Challenge = For each line that holds "standalone", copy the line out.

Provided information =
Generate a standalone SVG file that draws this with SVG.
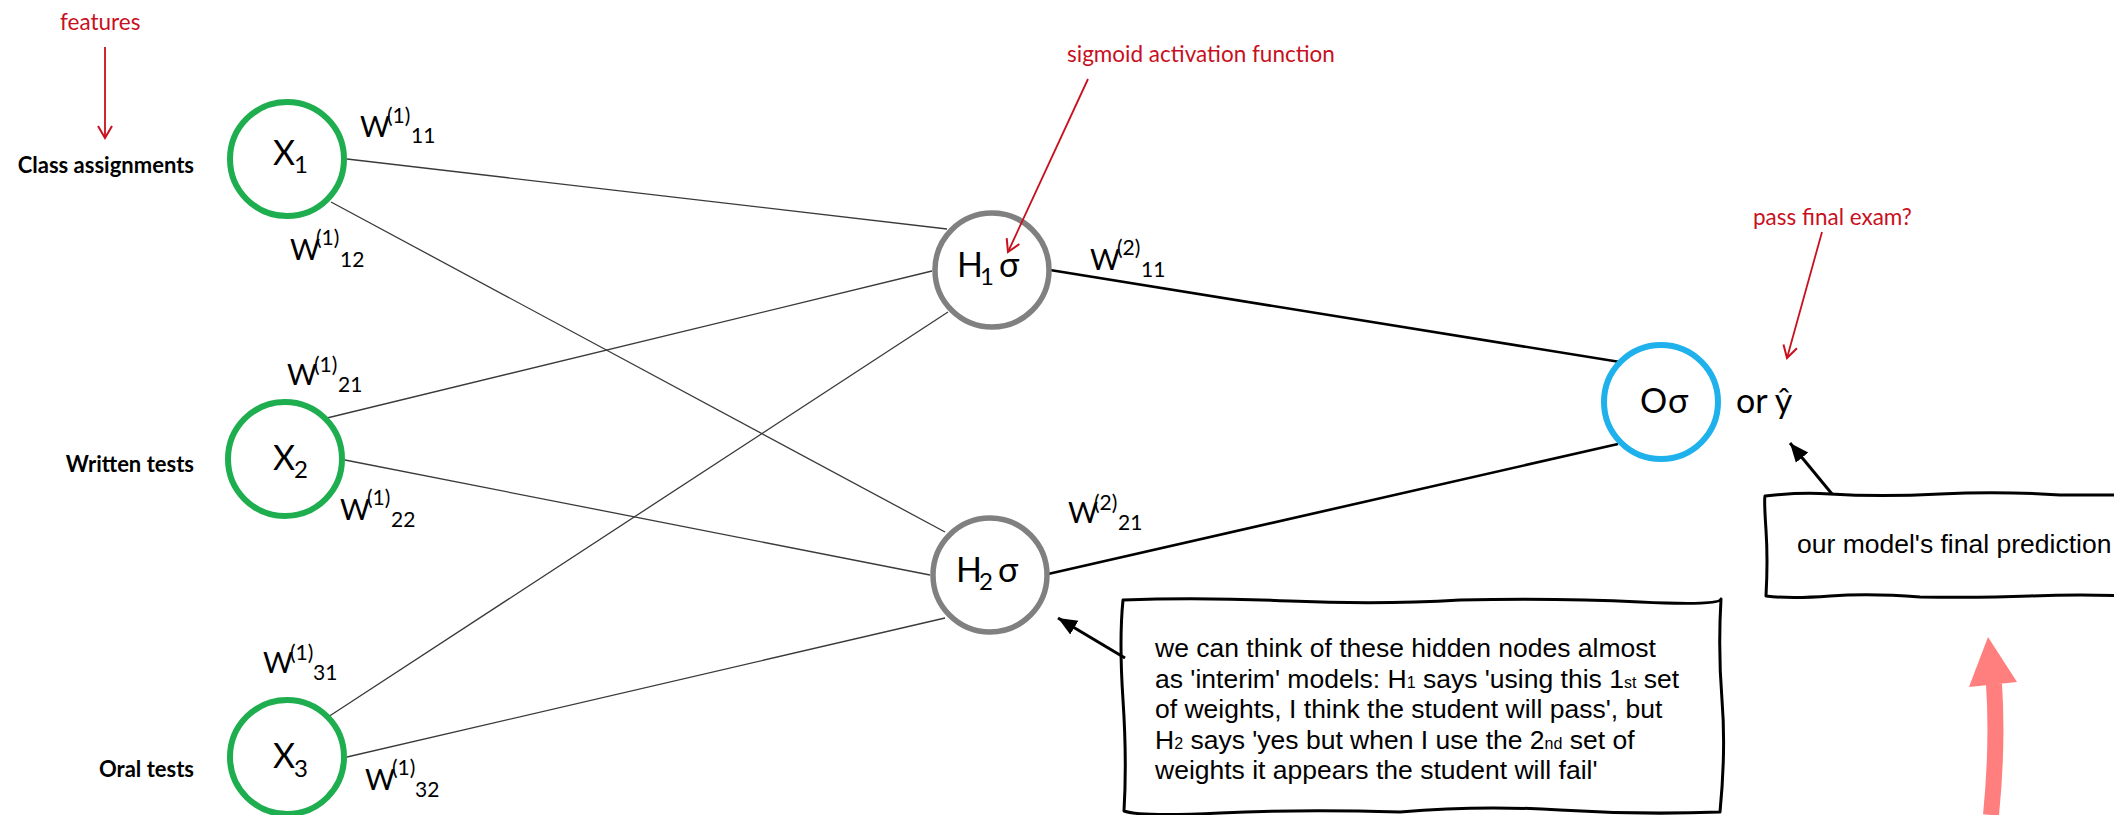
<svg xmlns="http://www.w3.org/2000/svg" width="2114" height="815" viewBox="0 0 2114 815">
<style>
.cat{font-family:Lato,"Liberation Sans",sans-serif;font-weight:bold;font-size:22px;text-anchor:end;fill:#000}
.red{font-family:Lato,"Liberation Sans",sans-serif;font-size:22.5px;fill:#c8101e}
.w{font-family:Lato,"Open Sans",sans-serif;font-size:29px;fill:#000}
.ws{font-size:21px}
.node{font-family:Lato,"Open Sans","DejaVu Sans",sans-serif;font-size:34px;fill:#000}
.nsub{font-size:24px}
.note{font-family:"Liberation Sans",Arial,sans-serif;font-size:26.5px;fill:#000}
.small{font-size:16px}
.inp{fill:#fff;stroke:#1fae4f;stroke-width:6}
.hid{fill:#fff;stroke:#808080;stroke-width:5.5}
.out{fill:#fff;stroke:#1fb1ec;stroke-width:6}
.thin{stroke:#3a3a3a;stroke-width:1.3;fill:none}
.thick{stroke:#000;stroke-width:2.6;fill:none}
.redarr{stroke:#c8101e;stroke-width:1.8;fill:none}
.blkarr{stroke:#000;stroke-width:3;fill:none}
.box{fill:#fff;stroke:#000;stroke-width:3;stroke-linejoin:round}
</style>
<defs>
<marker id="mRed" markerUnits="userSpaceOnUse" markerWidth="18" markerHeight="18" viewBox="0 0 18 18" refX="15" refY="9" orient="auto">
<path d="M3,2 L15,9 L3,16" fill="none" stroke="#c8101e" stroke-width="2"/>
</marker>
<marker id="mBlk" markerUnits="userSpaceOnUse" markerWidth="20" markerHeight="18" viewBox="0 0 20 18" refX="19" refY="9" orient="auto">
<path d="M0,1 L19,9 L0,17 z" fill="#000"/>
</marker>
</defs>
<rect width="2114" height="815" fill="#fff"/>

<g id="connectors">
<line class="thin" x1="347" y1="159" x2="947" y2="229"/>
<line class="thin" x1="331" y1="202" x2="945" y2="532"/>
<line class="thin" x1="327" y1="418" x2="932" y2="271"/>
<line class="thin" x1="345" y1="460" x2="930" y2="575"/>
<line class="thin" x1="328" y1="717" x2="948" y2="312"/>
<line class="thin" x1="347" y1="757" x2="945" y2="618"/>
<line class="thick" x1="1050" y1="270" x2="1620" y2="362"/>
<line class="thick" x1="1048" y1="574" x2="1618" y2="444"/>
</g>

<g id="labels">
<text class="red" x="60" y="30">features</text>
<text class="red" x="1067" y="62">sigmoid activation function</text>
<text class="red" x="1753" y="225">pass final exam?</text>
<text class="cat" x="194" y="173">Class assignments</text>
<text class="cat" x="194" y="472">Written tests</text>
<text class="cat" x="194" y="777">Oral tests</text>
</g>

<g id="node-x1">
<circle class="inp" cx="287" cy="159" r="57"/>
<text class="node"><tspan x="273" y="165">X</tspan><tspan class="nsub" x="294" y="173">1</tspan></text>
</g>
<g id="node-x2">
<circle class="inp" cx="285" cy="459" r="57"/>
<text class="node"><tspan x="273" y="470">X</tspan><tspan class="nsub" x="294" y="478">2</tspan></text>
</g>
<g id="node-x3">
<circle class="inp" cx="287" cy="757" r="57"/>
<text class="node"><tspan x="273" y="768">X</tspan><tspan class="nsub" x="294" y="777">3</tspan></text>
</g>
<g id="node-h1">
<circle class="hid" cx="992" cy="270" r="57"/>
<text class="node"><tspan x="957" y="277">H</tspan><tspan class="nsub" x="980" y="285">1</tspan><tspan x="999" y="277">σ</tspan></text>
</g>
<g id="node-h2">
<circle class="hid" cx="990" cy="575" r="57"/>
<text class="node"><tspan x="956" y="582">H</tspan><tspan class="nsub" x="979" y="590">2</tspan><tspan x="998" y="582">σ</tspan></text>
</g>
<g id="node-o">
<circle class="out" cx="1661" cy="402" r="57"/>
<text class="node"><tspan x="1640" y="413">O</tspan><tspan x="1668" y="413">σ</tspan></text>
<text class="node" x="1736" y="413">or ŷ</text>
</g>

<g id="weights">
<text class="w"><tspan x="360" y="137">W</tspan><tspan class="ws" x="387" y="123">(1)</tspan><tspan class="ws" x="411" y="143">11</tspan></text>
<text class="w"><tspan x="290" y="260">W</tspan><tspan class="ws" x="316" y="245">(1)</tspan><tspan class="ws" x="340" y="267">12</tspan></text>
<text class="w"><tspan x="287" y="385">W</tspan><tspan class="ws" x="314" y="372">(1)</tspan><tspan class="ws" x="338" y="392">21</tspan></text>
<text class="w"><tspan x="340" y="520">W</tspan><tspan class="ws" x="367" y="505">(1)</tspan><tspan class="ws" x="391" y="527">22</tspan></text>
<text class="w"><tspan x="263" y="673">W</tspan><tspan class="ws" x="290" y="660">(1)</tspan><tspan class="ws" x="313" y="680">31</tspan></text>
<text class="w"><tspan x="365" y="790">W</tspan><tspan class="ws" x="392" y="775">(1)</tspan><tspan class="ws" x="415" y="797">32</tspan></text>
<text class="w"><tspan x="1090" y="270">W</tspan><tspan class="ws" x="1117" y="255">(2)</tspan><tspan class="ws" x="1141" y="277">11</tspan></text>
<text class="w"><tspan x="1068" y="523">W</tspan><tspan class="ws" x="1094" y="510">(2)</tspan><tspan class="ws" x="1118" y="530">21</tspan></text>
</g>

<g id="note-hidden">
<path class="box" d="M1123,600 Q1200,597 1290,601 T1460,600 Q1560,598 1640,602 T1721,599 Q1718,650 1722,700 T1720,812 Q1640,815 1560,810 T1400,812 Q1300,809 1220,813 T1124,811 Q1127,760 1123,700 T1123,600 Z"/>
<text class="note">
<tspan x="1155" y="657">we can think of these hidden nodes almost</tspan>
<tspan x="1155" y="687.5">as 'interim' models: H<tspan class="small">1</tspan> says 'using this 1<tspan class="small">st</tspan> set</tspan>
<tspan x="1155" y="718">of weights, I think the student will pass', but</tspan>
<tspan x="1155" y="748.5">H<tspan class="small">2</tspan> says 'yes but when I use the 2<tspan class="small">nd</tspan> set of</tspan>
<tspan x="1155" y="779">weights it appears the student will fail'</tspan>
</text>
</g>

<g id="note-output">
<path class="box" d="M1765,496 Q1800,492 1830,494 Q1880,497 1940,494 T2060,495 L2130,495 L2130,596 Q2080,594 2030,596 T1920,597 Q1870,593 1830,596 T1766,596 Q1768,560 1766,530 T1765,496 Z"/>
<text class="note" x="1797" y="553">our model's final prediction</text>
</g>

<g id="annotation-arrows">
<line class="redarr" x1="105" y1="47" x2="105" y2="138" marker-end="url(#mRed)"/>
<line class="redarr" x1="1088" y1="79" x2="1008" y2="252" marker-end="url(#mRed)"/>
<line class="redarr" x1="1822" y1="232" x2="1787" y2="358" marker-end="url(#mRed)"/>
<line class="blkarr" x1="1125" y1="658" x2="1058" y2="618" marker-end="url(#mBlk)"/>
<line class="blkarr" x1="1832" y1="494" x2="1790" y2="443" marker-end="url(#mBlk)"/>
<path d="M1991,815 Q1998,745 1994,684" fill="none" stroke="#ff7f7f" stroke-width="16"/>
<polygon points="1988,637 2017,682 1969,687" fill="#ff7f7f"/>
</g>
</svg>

---

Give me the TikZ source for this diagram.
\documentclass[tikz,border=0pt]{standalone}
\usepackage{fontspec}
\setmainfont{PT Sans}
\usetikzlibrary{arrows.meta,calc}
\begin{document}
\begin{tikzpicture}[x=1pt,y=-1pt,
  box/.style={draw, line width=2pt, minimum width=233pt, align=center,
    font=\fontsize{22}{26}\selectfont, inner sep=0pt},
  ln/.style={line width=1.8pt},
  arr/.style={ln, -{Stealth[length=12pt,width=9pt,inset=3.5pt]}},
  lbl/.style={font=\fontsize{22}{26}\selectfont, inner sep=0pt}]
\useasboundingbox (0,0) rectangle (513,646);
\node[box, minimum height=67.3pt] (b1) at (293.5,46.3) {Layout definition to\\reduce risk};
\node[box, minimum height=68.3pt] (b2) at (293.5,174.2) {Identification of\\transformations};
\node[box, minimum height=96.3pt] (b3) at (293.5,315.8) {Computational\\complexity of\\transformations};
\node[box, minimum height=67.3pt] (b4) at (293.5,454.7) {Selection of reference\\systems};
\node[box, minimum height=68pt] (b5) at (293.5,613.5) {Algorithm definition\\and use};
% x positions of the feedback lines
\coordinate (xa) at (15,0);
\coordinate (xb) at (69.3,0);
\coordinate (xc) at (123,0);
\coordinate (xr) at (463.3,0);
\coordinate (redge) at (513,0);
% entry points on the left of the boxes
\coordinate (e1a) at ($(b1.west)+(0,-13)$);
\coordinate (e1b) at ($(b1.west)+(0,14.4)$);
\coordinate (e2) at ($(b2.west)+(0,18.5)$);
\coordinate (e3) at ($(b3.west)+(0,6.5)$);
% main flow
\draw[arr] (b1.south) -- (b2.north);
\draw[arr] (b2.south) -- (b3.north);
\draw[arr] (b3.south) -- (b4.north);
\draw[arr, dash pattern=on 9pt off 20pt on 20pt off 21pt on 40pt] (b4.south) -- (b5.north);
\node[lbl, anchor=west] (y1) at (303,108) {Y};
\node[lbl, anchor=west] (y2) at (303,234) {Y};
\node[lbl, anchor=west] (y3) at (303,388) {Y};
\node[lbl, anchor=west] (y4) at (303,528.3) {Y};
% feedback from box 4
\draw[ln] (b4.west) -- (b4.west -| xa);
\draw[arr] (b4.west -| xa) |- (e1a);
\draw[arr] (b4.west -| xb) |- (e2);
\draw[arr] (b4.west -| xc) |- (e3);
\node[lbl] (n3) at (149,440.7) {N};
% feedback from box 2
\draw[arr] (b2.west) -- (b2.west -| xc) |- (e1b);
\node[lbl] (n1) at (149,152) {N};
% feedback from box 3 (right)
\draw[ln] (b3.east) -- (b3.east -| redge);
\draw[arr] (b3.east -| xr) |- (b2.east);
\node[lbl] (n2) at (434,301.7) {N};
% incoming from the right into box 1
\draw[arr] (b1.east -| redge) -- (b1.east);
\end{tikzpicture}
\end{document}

Response below =
Generate a standalone SVG file that draws this with SVG.
\documentclass[tikz,border=0pt]{standalone}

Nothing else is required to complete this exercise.